The most expensive bugs are often design flaws, especially in the complex concurrent and distributed systems we build today.
This presentation introduces TLA+, a formal specification language created by Leslie Lamport, designed to find these flaws before a single line of code is written. Learn how major services at Amazon S3, Azure Cosmos DB, and Apache Kafka have used formal methods to validate their protocols, prevent outages, and save months of debugging.
The talk delves into the fundamentals of temporal logic, explaining how TLA+ models systems as state machines with actions defining state transitions. Through simple examples like traffic lights and a mutex, you will understand key concepts such as primed variables, stuttering steps, and the crucial difference between safety ("something bad never happens") and liveness ("something good eventually happens") properties. We'll explore how the TLC model checker automatically explores all possible system states to verify these properties and find bugs that traditional testing often misses.

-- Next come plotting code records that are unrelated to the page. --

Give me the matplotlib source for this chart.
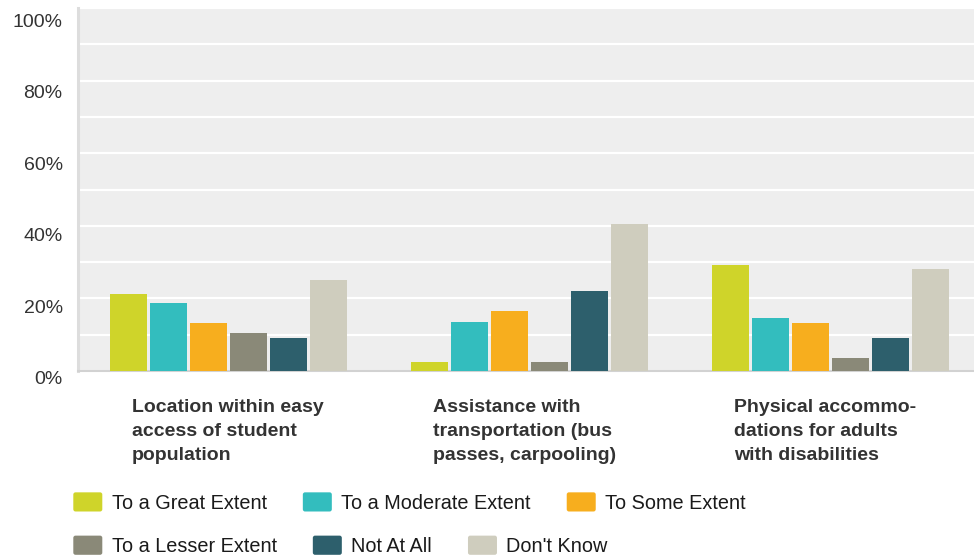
import matplotlib
matplotlib.use("Agg")
import matplotlib.pyplot as plt
import matplotlib.transforms as mtransforms
from matplotlib.patches import FancyBboxPatch
from matplotlib.legend_handler import HandlerPatch
import numpy as np

plt.rcParams['font.family'] = ['Liberation Sans', 'DejaVu Sans']

categories = ["Location within easy\naccess of student\npopulation",
              "Assistance with\ntransportation (bus\npasses, carpooling)",
              "Physical accommo-\ndations for adults\nwith disabilities"]
series_names = ["To a Great Extent", "To a Moderate Extent", "To Some Extent",
                "To a Lesser Extent", "Not At All", "Don't Know"]
great = [21.2, 2.6, 29.2]
moderate = [18.7, 13.5, 14.6]
some = [13.2, 16.5, 13.2]
lesser = [10.5, 2.6, 3.6]
not_at_all = [9.1, 22.0, 9.1]
dont_know = [25.1, 40.5, 28.1]
series_values = [great, moderate, some, lesser, not_at_all, dont_know]
colors = ["#CFD42A", "#33BDBE", "#F7AE1E", "#8A8978", "#2D5F6C", "#CFCDBE"]
yticks = [0, 20, 40, 60, 80, 100]
ytick_labels = ["0%", "20%", "40%", "60%", "80%", "100%"]


class RoundedSquare(HandlerPatch):
    def create_artists(self, legend, orig_handle, xdescent, ydescent,
                       width, height, fontsize, trans):
        p = FancyBboxPatch((-xdescent, -ydescent), width, height,
                           boxstyle="round,pad=0,rounding_size=1.6",
                           facecolor=orig_handle.get_facecolor(),
                           edgecolor='none', transform=trans)
        return [p]


W, H = 974, 557
fig = plt.figure(figsize=(W / 100, H / 100), dpi=100)
ax_left, ax_right = 78, 981
ax_bottom, ax_top = 371, 8
ax = fig.add_axes([ax_left / W, 1 - ax_bottom / H,
                   (ax_right - ax_left) / W, (ax_bottom - ax_top) / H])
ax.set_facecolor("#EEEEEE")

x = np.arange(len(categories))
step = 0.1329
width = 0.123
handles = []
for k, (vals, col, name) in enumerate(zip(series_values, colors, series_names)):
    b = ax.bar(x + (k - 2.5) * step, vals, width=width, color=col, label=name,
               zorder=3, linewidth=0)
    handles.append(b.patches[0])

ax.set_xlim(-0.5, 2.5)
ax.set_ylim(0, 100)
ax.set_yticks(yticks)
ax.set_yticklabels(ytick_labels)
ax.set_yticks(range(10, 100, 20), minor=True)
ax.grid(True, which='both', axis='y', color='white', linewidth=1.6, zorder=1)
ax.set_axisbelow(True)
ax.set_xticks([])
ax.tick_params(axis='y', which='both', length=0, pad=11, labelsize=14,
               labelcolor='#333333')

for v, lab in zip(yticks, ax.get_yticklabels()):
    dy = 6.7 + 5.8 * v / 100
    lab.set_transform(lab.get_transform() +
                      mtransforms.ScaledTranslation(0, -dy / 100, fig.dpi_scale_trans))

for s in ['top', 'right']:
    ax.spines[s].set_visible(False)
ax.spines['left'].set_color('#DDDDDD')
ax.spines['left'].set_linewidth(2.2)
ax.spines['bottom'].set_color('#D2D2D2')
ax.spines['bottom'].set_linewidth(1.5)

for i, cat in enumerate(categories):
    ax.annotate(cat, xy=(i - 0.322, 0), xycoords=('data', 'axes fraction'),
                xytext=(0, -28), textcoords='offset pixels',
                ha='left', va='top', fontsize=14, fontweight='bold',
                color='#333333', linespacing=1.55)

leg_size = 14.3
fs_px = leg_size * 100 / 72
leg_kw = dict(frameon=False, prop={'family': ['Liberation Sans'], 'size': leg_size},
              handlelength=29 / fs_px, handleheight=22 / fs_px,
              handletextpad=9.4 / fs_px, columnspacing=36 / fs_px, borderpad=0,
              borderaxespad=0, loc='center left', ncol=3, labelcolor='#1A1A1A',
              handler_map={matplotlib.patches.Rectangle: RoundedSquare()})
leg1 = fig.legend(handles[:3], series_names[:3],
                  bbox_to_anchor=(73.3 / W, 1 - 502.5 / H), **leg_kw)
leg2 = fig.legend(handles[3:], series_names[3:],
                  bbox_to_anchor=(73.3 / W, 1 - 545.8 / H), **leg_kw)

fig.savefig("out.png", dpi=100)
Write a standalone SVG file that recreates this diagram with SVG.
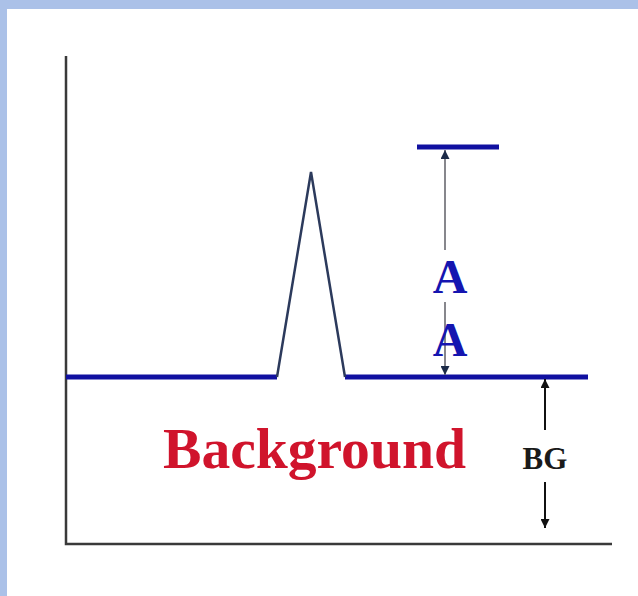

Beyond the theory, this session provides practical guidance on when to use TLA+ (critical systems, early design phase) and how to integrate it into your development workflow, from specification writing to running checks in a CI pipeline. This third edition of the talk includes new content on the latest "Clarke" release of TLA+ tools, notes on the current capabilities of GenAI for writing specifications, and hard-won lessons from the speaker's personal experience.